15 janvier 2025, 11h00
Toulouse
Salle A3
Job Market Seminar
Résumé
Regulators often impose trade restrictions in environmental permit markets to redistribute value to groups that do not directly benefit from permit trade, such as labor in regulated firms, at the expense of lowering gains from trade. I evaluate the efficiency and distributional impacts of two common trade restrictions in Iceland’s fisheries permit market: segmented trading by firm size and individual production requirements. Using detailed harvest and permit trading data linked to administrative records on worker employment and earnings, I conduct a difference-in-differences analysis showing that permit trade increases the harvest share of productive boats by 15 percentage points, shifts income from lower- to higher-income workers, and reduces aggregate labor intensity by 12%. I further demonstrate that the trade restrictions, designed to counteract these labor impacts, are binding and lower productivity.

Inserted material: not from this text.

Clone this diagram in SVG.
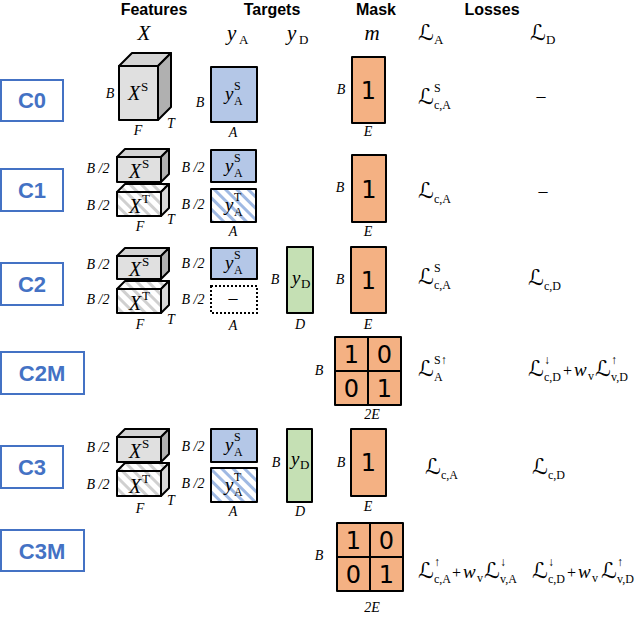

To quantify the distinct trade-offs from each restriction, I develop a model of fishery production and permit trading to simulate profits, labor demand, and worker earnings in equilibria without the restrictions. Per dollar of foregone profit, segmentation increases labor demand 20 times more than the production requirement, while the production requirement redistributes 14% more income to low-income workers than segmentation. Implementing both restrictions outperforms the production requirement alone and is preferable to segmentation alone if regulators aim to balance job creation with a compressed income distribution.